6 Questions to Ask Before You Sign
Use these questions exactly, or close to it:
- What is the full out-the-door number today, including every fee?
- Which of these line items are dealer charges versus state charges?
- What does prep or PDI include on this specific cart?
- Which accessories are optional and can be removed right now?
- If I arrange my own financing or delivery, how does the total change?
- If I buy this same month but skip the add-ons, what is your best final number?
That last question matters. Dealers will often defend the fee structure while still moving the real quote.
FAQ
Is a dealer prep fee always a scam?
No. Real prep exists. The question is whether the amount matches the work and whether the dealer can explain what they actually do.
What fee should I push on first?
Do not chase one fee first. Push on the full out-the-door total. That gives the dealer room to move price, freight, delivery, or accessories without wasting time debating labels.
Should I shop dealer quotes in fall and winter?
Usually yes.
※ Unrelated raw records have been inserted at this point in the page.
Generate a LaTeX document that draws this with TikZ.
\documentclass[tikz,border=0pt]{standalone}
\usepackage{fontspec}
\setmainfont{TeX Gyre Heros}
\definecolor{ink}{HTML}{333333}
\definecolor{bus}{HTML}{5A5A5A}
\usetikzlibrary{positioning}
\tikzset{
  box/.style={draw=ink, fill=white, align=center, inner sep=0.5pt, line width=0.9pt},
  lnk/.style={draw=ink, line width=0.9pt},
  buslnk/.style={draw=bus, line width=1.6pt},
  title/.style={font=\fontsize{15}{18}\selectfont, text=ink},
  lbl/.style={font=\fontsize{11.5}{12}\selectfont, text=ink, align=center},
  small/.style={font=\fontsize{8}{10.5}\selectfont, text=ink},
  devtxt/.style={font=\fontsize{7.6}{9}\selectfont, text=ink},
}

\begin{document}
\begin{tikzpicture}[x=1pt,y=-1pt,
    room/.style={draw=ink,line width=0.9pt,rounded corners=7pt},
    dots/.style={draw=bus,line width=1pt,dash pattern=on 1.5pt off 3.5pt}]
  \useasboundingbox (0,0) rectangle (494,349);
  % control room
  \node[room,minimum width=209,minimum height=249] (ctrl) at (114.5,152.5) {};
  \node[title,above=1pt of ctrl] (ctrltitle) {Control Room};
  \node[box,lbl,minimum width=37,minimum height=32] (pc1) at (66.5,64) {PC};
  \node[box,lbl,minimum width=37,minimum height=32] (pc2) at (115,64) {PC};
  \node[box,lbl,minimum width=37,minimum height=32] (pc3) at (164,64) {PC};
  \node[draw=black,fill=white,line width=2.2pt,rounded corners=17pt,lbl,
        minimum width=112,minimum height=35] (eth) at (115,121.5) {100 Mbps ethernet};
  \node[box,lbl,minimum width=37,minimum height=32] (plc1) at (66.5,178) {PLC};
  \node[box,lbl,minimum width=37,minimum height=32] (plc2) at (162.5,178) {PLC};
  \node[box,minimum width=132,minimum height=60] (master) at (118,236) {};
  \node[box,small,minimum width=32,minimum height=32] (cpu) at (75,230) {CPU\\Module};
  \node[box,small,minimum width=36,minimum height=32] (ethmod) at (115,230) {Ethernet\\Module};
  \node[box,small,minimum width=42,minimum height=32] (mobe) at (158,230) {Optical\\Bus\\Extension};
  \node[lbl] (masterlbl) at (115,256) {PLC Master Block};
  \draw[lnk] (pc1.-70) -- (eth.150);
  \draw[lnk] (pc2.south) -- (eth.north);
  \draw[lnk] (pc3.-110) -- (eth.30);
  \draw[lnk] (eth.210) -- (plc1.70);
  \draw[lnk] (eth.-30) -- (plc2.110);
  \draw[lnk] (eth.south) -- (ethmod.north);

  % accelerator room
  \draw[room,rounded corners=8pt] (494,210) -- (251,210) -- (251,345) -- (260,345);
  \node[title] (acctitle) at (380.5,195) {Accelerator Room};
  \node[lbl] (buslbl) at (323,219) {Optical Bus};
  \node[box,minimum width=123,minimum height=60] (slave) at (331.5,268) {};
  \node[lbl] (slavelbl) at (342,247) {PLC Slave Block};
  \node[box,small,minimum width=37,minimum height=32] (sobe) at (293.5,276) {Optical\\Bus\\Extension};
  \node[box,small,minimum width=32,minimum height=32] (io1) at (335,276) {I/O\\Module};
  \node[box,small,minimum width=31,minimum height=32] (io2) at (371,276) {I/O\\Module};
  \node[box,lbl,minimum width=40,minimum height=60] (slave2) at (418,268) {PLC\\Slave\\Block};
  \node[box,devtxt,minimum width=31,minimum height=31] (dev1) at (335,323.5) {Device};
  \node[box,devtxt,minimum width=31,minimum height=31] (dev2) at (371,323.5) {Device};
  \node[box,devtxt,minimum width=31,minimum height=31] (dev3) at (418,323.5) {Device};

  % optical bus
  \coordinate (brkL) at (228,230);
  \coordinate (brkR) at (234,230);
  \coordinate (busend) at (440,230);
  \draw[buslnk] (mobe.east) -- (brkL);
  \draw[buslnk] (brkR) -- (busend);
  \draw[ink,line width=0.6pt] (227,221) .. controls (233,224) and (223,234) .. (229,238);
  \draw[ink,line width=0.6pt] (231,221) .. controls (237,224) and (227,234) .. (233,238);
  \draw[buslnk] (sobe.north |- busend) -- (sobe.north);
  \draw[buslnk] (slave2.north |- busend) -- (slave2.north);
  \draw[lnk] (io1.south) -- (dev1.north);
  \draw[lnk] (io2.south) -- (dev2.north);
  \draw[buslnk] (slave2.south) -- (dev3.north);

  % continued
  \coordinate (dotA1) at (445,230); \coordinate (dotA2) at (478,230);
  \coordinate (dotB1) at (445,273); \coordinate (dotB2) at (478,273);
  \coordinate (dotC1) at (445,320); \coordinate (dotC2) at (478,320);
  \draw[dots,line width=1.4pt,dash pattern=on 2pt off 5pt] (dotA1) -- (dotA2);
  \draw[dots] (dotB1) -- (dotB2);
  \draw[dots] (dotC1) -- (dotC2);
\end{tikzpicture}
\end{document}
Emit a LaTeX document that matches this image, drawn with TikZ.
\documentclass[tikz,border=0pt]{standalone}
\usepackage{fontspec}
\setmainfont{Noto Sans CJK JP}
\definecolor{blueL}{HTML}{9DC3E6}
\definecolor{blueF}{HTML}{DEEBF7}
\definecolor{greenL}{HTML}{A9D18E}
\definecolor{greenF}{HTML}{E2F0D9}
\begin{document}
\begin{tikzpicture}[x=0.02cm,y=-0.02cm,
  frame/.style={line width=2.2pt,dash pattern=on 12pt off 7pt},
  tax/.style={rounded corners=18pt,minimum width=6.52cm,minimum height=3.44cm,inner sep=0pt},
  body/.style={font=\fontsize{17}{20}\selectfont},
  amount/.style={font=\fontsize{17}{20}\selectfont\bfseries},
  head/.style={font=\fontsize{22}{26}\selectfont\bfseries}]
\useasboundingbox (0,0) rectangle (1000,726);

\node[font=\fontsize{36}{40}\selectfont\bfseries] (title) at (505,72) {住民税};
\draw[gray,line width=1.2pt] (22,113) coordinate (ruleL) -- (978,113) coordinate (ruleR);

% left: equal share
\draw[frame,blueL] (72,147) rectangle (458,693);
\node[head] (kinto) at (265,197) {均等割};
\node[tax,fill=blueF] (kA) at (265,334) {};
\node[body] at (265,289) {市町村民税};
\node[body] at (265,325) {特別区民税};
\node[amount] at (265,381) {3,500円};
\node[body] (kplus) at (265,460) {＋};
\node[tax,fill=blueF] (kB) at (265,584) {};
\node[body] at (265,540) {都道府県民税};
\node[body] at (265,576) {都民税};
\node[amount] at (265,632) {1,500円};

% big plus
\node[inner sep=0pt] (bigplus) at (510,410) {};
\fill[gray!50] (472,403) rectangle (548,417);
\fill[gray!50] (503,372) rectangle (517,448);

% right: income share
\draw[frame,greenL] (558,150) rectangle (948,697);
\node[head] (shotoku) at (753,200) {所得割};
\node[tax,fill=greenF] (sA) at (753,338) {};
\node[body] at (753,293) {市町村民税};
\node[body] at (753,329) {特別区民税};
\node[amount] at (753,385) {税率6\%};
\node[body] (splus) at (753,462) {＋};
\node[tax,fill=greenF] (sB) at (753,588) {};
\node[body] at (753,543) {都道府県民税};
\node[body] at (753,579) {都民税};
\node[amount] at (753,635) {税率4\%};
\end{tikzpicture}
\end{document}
Slower months often create room on freight, setup, trade value, or accessory discounts. Our best time to buy guide breaks that out month by month.
Are expensive accessory bundles ever worth it?
Sometimes, but mostly when the items are factory-integrated and genuinely useful. Simple convenience accessories usually are not worth rolling into financing.
Does road-legal paperwork change the quote much?
It can. Once a cart crosses into street-legal or LSV territory, title, registration, insurance, and equipment compliance become more relevant to the real number.
What is the biggest dealer pricing mistake buyers make?
Looking only at sticker price or monthly payment. Both hide the real deal.
Final Take
Golf cart dealer fees are not the enemy. Hidden margin is. A real quote should be itemized, understandable, and defensible. A bad quote relies on confusion, financing smoke, and accessories you never intended to buy.
If you remember one rule, make it this: negotiate the total out-the-door number, not the label on a single fee. Then compare that real number against used alternatives, direct-buy options, and at least one competing local dealer before you sign.